Williams – Stoner

Stoner bookZombie Professor

Williams, John (1965). Stoner. New York: New York Review of Books, 278 pp.

This is a well-written story of an average man who lives an average life.

William Stoner, son of farmers in Missouri, goes off to college at the beginning of the 20th century, studies literature, earns a Ph.D., becomes a teacher, gets married, has a child, has a brief affair with a student, writes one mediocre book, grows old, and dies.

Throughout this ordinary life, nothing really affects him. He seems dim-witted from the start and he never changes The narrator claims he had a burning passion for English literature, but we never see that. This is not a man of passion. He’s an ordinary fellow who plods through life like a mule pulling a plow.

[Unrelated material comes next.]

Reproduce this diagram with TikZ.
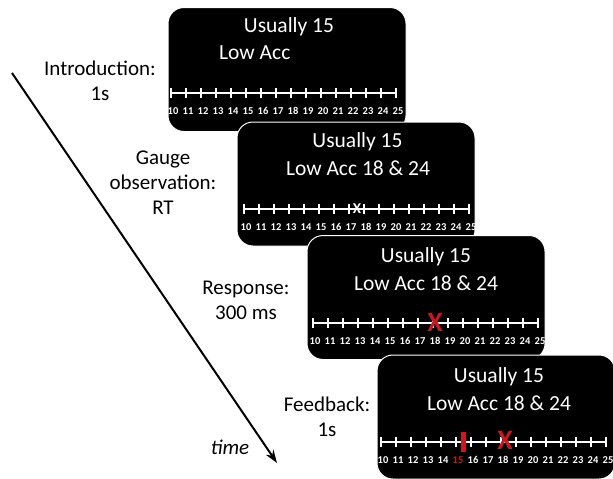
\documentclass[tikz,border=0pt]{standalone}
\usepackage{fontspec}
\setmainfont{Carlito}
\usetikzlibrary{arrows.meta}
\definecolor{markred}{RGB}{200,25,35}

\tikzset{
  screen/.style={fill=black, draw=white, line width=1pt, rounded corners=16pt,
    minimum width=238pt, minimum height=124pt, inner sep=0pt},
  cue/.style={text=white, font=\fontsize{21.5}{25}\selectfont, inner sep=0pt},
  phase/.style={align=center, font=\fontsize{21}{25}\selectfont, inner sep=0pt},
  numlabel/.style={text=white, font=\fontsize{10.5}{11}\selectfont\bfseries, inner sep=0pt},
  gauge/.style={white, line width=1.3pt},
  redx/.style={text=markred, font=\fontsize{28}{28}\selectfont\bfseries, inner sep=0pt},
}

\begin{document}
\begin{tikzpicture}[x=1pt, y=-1pt]
    \useasboundingbox (0,0) rectangle (613,479);

    % time arrow
    \coordinate (t0) at (12,73);
    \coordinate (t1) at (277,463);
    \draw[line width=2pt, -{Stealth[length=13pt,width=9pt]}] (t0) -- (t1);
    \node[phase, font=\fontsize{21}{25}\selectfont\itshape] (time) at (230,447) {time};

    % phase labels
    \node[phase] (intro) at (100,80.5) {Introduction:\\1s};
    \node[phase] (obs) at (163,182.5) {Gauge\\observation:\\RT};
    \node[phase] (resp) at (246,300) {Response:\\300 ms};
    \node[phase] (fb) at (327,416.5) {Feedback:\\1s};

    % screens
    \node[screen] (s1) at (287,69.5) {};
    \node[screen] (s2) at (356,184) {};
    \node[screen] (s3) at (426,297.5) {};
    \node[screen] (s4) at (496,417) {};

    \node[cue] (u1) at (289,27) {Usually 15};
    \node[cue, anchor=west] (a1) at (219,53) {Low Acc};
    \node[cue] (u2) at (357.5,142) {Usually 15};
    \node[cue] (a2) at (358,168) {Low Acc 18 \& 24};
    \node[cue] (u3) at (426,257) {Usually 15};
    \node[cue] (a3) at (426,283) {Low Acc 18 \& 24};
    \node[cue] (u4) at (499,377) {Usually 15};
    \node[cue] (a4) at (499,403) {Low Acc 18 \& 24};

    % gauges (the usual value is shown red on the feedback screen)
    \foreach \gx/\gy [count=\s] in {171/93, 244/209, 313/323, 381/442} {
        \draw[gauge] (\gx,\gy) -- ++(225,0);
        \foreach \v [count=\k from 0] in {10,...,25} {
            \draw[gauge] (\gx+15*\k,\gy-5) -- ++(0,10);
            \node[numlabel] (n\s-\v) at (\gx+15*\k+2,\gy+18)
                {\ifnum\s\v=415 \textcolor{markred}{\v}\else\v\fi};
        }
    }

    % observed position
    \node[cue, font=\fontsize{15}{15}\selectfont\bfseries] (obsx) at (357,209) {X};

    % responses and feedback
    \node[redx] (r3) at (435,322) {X};
    \fill[markred] (460.5,432) rectangle (465.5,452);
    \node[redx] (r4) at (505,440) {X};
\end{tikzpicture}
\end{document}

The writing is thoughtful and reflective, but not insightful or lyrical. It just moves slowly along, like the character.  I remember thinking, “I wonder how many more pages until he has an affair with a student?”  Sure enough. That was an episode, like many others, that was described well, but was utterly mundane, even clichéd in concept. After a spell, the affair ends, the woman moves away, and they never communicate again. The whole thing had no lasting effect on him; didn’t change his view of himself, his life, or his goals. Sure he enjoyed it, who wouldn’t? But it did not make a dent in his life. It was just something that happened. It might as well not have. The whole novel is like that.

There is a nice 40-page story in the middle of the book, where Stoner and a mean-spirited colleague lock horns over nothing (as academics are wont to do), and even though this episode is also a cliché, at least it’s presented mostly in dialog rather than narration, so it comes to life, the only section of the book that does.

Stoner married a mentally ill woman. It was clear (to me) that she was abnormal in the first scenes she was in, and sure enough, she turns out to be angry, frigid, mean, neurotic, paranoid, infantile, and delusional for the rest of the story.  Stoner just bears her meanness silently, numbly.

Why did he marry her? Because he was at that age and circumstance when the author decided the character needed to be married. I’m sure there was a timeline of rites of passage on a blackboard: Secure job, get married, buy house, have baby, make tenure… check, check, and check. The narrator asserts that the young bride was beautiful, but we never saw that. Stoner may have had a case of youthful hormones, but romantic love or signs of passion were not evident. As with everything else in his life, and even as he lies dying, Stoner staggers along his timeline, as if in a fog, thinking nothing, learning nothing,  breathing  for no reason.

Compare this fictional biography with that of “Rabbit” Angstrom, in John Updike’s novel, “Rabbit, Run.” Rabbit too, is an ordinary fellow, not particularly likeable, but he has vision, passions, desires. He does things for reasons. Things happen to him and he reacts to them. But Stoner simply endures, beginning to end, a lump  of clay so dry, nothing can make an impression on it.

The writing is careful and the descriptions are exact. There are a few moments of non-cliched poignancy. And overall, the comprehension of such an ordinary, featureless life does make you reflect on the meaning of your own life. Am I just another anonymous William Stoner, destined to leave this earth with no trace of ever having existed? So the novel does have some virtue.

Why do so many people like this book and this character? I think they misinterpret Stoner’s numbness for some kind of noble stoicism, as if he had “risen above” life’s outrageous slings and arrows. But he didn’t rise above. He didn’t even rise up to.